Objective >>
Reproduce every line of the material below, but drop the pictures.

Material >>
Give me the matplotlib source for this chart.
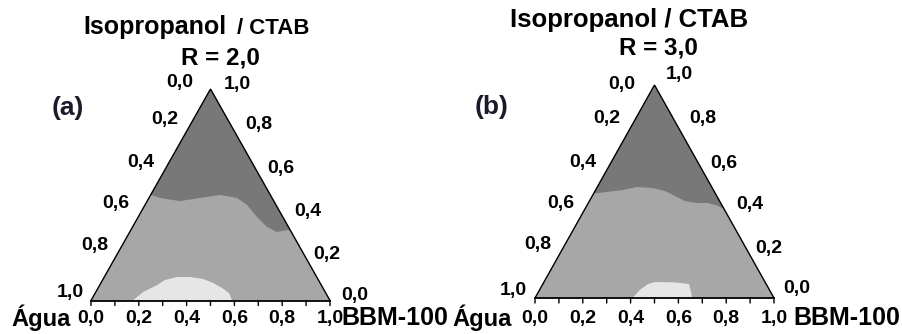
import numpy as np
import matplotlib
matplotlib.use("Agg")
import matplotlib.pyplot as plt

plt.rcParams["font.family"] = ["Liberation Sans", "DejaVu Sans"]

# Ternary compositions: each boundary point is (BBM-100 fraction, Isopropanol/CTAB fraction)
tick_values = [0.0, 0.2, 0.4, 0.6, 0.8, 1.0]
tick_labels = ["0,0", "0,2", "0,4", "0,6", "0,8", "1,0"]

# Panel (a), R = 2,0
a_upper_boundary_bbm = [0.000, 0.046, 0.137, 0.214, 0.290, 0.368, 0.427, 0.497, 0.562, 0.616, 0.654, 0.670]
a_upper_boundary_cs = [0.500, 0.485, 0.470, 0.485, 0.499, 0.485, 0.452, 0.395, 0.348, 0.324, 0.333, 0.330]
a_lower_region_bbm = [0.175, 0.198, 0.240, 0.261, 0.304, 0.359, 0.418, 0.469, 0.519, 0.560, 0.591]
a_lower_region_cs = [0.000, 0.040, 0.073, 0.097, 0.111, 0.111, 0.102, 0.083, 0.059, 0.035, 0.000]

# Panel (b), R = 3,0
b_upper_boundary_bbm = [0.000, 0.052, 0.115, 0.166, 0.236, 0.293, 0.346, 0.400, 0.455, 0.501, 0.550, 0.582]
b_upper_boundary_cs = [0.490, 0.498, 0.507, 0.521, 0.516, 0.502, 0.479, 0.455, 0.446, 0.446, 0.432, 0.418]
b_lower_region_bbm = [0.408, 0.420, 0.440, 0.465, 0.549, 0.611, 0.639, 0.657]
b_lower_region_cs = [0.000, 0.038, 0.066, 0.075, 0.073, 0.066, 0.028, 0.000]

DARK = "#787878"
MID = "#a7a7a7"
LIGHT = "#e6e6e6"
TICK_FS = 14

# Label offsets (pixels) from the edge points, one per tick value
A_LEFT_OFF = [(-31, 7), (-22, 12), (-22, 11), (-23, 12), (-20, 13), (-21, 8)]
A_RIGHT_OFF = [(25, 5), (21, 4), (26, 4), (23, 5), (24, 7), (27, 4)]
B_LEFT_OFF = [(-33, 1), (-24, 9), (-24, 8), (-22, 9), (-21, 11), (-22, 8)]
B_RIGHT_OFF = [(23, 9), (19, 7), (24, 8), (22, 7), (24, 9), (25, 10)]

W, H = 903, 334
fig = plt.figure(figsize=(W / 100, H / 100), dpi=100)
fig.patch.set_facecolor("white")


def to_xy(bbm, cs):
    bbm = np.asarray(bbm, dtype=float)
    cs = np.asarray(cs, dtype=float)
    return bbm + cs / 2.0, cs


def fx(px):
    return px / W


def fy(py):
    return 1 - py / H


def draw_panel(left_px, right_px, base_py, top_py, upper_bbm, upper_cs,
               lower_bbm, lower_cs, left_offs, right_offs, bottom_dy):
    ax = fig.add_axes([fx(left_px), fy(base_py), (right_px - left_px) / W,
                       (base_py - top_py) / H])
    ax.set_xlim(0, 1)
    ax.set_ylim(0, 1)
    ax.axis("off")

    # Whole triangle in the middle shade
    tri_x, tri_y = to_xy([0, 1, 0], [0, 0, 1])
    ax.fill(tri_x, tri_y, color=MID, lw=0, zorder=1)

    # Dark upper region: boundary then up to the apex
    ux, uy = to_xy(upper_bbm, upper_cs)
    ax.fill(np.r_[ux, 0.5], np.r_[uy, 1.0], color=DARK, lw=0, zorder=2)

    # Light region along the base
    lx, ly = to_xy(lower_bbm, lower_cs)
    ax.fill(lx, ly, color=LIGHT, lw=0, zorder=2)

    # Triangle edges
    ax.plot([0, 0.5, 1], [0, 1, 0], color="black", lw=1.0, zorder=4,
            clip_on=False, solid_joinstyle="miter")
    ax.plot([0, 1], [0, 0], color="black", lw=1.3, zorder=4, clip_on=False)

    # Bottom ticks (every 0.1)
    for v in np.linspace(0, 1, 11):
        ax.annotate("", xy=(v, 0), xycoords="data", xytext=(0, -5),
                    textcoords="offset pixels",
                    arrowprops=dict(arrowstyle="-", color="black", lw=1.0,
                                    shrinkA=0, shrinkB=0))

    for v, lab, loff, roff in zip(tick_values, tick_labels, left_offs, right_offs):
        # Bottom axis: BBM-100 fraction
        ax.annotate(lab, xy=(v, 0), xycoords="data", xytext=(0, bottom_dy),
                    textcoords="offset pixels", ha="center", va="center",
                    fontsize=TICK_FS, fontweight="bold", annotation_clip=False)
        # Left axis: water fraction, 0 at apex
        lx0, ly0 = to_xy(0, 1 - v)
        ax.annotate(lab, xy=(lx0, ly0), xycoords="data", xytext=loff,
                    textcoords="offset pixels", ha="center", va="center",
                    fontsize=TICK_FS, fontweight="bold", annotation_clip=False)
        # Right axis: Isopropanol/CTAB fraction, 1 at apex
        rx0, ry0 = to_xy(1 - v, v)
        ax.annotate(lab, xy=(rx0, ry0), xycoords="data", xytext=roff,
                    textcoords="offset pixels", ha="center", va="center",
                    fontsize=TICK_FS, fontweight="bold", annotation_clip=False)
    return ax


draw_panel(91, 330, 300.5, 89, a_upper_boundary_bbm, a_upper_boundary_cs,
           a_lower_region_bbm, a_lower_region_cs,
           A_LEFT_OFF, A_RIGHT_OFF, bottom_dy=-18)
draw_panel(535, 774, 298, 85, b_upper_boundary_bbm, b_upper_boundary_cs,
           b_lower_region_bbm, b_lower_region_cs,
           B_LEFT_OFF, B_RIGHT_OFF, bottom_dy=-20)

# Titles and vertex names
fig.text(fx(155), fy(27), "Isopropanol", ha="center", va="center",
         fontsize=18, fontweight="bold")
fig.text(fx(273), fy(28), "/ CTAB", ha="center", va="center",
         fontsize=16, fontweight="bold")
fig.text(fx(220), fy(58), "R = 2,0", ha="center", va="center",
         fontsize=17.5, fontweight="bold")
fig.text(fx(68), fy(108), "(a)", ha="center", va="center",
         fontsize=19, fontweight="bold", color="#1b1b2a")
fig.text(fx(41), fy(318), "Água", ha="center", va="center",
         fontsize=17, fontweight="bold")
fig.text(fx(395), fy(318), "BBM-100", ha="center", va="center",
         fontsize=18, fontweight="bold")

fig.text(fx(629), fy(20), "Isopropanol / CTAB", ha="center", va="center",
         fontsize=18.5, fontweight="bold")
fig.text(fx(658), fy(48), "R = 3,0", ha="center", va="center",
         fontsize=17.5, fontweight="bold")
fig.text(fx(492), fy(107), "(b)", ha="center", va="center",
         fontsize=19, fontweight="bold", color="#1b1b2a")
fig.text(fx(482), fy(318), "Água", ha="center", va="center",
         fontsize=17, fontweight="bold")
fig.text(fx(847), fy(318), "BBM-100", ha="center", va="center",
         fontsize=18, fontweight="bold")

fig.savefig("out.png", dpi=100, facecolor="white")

Full answer >>
Give me the matplotlib source for this chart.
import numpy as np
import matplotlib
matplotlib.use("Agg")
import matplotlib.pyplot as plt

plt.rcParams["font.family"] = ["Liberation Sans", "DejaVu Sans"]

# Ternary compositions: each boundary point is (BBM-100 fraction, Isopropanol/CTAB fraction)
tick_values = [0.0, 0.2, 0.4, 0.6, 0.8, 1.0]
tick_labels = ["0,0", "0,2", "0,4", "0,6", "0,8", "1,0"]

# Panel (a), R = 2,0
a_upper_boundary_bbm = [0.000, 0.046, 0.137, 0.214, 0.290, 0.368, 0.427, 0.497, 0.562, 0.616, 0.654, 0.670]
a_upper_boundary_cs = [0.500, 0.485, 0.470, 0.485, 0.499, 0.485, 0.452, 0.395, 0.348, 0.324, 0.333, 0.330]
a_lower_region_bbm = [0.175, 0.198, 0.240, 0.261, 0.304, 0.359, 0.418, 0.469, 0.519, 0.560, 0.591]
a_lower_region_cs = [0.000, 0.040, 0.073, 0.097, 0.111, 0.111, 0.102, 0.083, 0.059, 0.035, 0.000]

# Panel (b), R = 3,0
b_upper_boundary_bbm = [0.000, 0.052, 0.115, 0.166, 0.236, 0.293, 0.346, 0.400, 0.455, 0.501, 0.550, 0.582]
b_upper_boundary_cs = [0.490, 0.498, 0.507, 0.521, 0.516, 0.502, 0.479, 0.455, 0.446, 0.446, 0.432, 0.418]
b_lower_region_bbm = [0.408, 0.420, 0.440, 0.465, 0.549, 0.611, 0.639, 0.657]
b_lower_region_cs = [0.000, 0.038, 0.066, 0.075, 0.073, 0.066, 0.028, 0.000]

DARK = "#787878"
MID = "#a7a7a7"
LIGHT = "#e6e6e6"
TICK_FS = 14

# Label offsets (pixels) from the edge points, one per tick value
A_LEFT_OFF = [(-31, 7), (-22, 12), (-22, 11), (-23, 12), (-20, 13), (-21, 8)]
A_RIGHT_OFF = [(25, 5), (21, 4), (26, 4), (23, 5), (24, 7), (27, 4)]
B_LEFT_OFF = [(-33, 1), (-24, 9), (-24, 8), (-22, 9), (-21, 11), (-22, 8)]
B_RIGHT_OFF = [(23, 9), (19, 7), (24, 8), (22, 7), (24, 9), (25, 10)]

W, H = 903, 334
fig = plt.figure(figsize=(W / 100, H / 100), dpi=100)
fig.patch.set_facecolor("white")


def to_xy(bbm, cs):
    bbm = np.asarray(bbm, dtype=float)
    cs = np.asarray(cs, dtype=float)
    return bbm + cs / 2.0, cs


def fx(px):
    return px / W


def fy(py):
    return 1 - py / H


def draw_panel(left_px, right_px, base_py, top_py, upper_bbm, upper_cs,
               lower_bbm, lower_cs, left_offs, right_offs, bottom_dy):
    ax = fig.add_axes([fx(left_px), fy(base_py), (right_px - left_px) / W,
                       (base_py - top_py) / H])
    ax.set_xlim(0, 1)
    ax.set_ylim(0, 1)
    ax.axis("off")

    # Whole triangle in the middle shade
    tri_x, tri_y = to_xy([0, 1, 0], [0, 0, 1])
    ax.fill(tri_x, tri_y, color=MID, lw=0, zorder=1)

    # Dark upper region: boundary then up to the apex
    ux, uy = to_xy(upper_bbm, upper_cs)
    ax.fill(np.r_[ux, 0.5], np.r_[uy, 1.0], color=DARK, lw=0, zorder=2)

    # Light region along the base
    lx, ly = to_xy(lower_bbm, lower_cs)
    ax.fill(lx, ly, color=LIGHT, lw=0, zorder=2)

    # Triangle edges
    ax.plot([0, 0.5, 1], [0, 1, 0], color="black", lw=1.0, zorder=4,
            clip_on=False, solid_joinstyle="miter")
    ax.plot([0, 1], [0, 0], color="black", lw=1.3, zorder=4, clip_on=False)

    # Bottom ticks (every 0.1)
    for v in np.linspace(0, 1, 11):
        ax.annotate("", xy=(v, 0), xycoords="data", xytext=(0, -5),
                    textcoords="offset pixels",
                    arrowprops=dict(arrowstyle="-", color="black", lw=1.0,
                                    shrinkA=0, shrinkB=0))

    for v, lab, loff, roff in zip(tick_values, tick_labels, left_offs, right_offs):
        # Bottom axis: BBM-100 fraction
        ax.annotate(lab, xy=(v, 0), xycoords="data", xytext=(0, bottom_dy),
                    textcoords="offset pixels", ha="center", va="center",
                    fontsize=TICK_FS, fontweight="bold", annotation_clip=False)
        # Left axis: water fraction, 0 at apex
        lx0, ly0 = to_xy(0, 1 - v)
        ax.annotate(lab, xy=(lx0, ly0), xycoords="data", xytext=loff,
                    textcoords="offset pixels", ha="center", va="center",
                    fontsize=TICK_FS, fontweight="bold", annotation_clip=False)
        # Right axis: Isopropanol/CTAB fraction, 1 at apex
        rx0, ry0 = to_xy(1 - v, v)
        ax.annotate(lab, xy=(rx0, ry0), xycoords="data", xytext=roff,
                    textcoords="offset pixels", ha="center", va="center",
                    fontsize=TICK_FS, fontweight="bold", annotation_clip=False)
    return ax


draw_panel(91, 330, 300.5, 89, a_upper_boundary_bbm, a_upper_boundary_cs,
           a_lower_region_bbm, a_lower_region_cs,
           A_LEFT_OFF, A_RIGHT_OFF, bottom_dy=-18)
draw_panel(535, 774, 298, 85, b_upper_boundary_bbm, b_upper_boundary_cs,
           b_lower_region_bbm, b_lower_region_cs,
           B_LEFT_OFF, B_RIGHT_OFF, bottom_dy=-20)

# Titles and vertex names
fig.text(fx(155), fy(27), "Isopropanol", ha="center", va="center",
         fontsize=18, fontweight="bold")
fig.text(fx(273), fy(28), "/ CTAB", ha="center", va="center",
         fontsize=16, fontweight="bold")
fig.text(fx(220), fy(58), "R = 2,0", ha="center", va="center",
         fontsize=17.5, fontweight="bold")
fig.text(fx(68), fy(108), "(a)", ha="center", va="center",
         fontsize=19, fontweight="bold", color="#1b1b2a")
fig.text(fx(41), fy(318), "Água", ha="center", va="center",
         fontsize=17, fontweight="bold")
fig.text(fx(395), fy(318), "BBM-100", ha="center", va="center",
         fontsize=18, fontweight="bold")

fig.text(fx(629), fy(20), "Isopropanol / CTAB", ha="center", va="center",
         fontsize=18.5, fontweight="bold")
fig.text(fx(658), fy(48), "R = 3,0", ha="center", va="center",
         fontsize=17.5, fontweight="bold")
fig.text(fx(492), fy(107), "(b)", ha="center", va="center",
         fontsize=19, fontweight="bold", color="#1b1b2a")
fig.text(fx(482), fy(318), "Água", ha="center", va="center",
         fontsize=17, fontweight="bold")
fig.text(fx(847), fy(318), "BBM-100", ha="center", va="center",
         fontsize=18, fontweight="bold")

fig.savefig("out.png", dpi=100, facecolor="white")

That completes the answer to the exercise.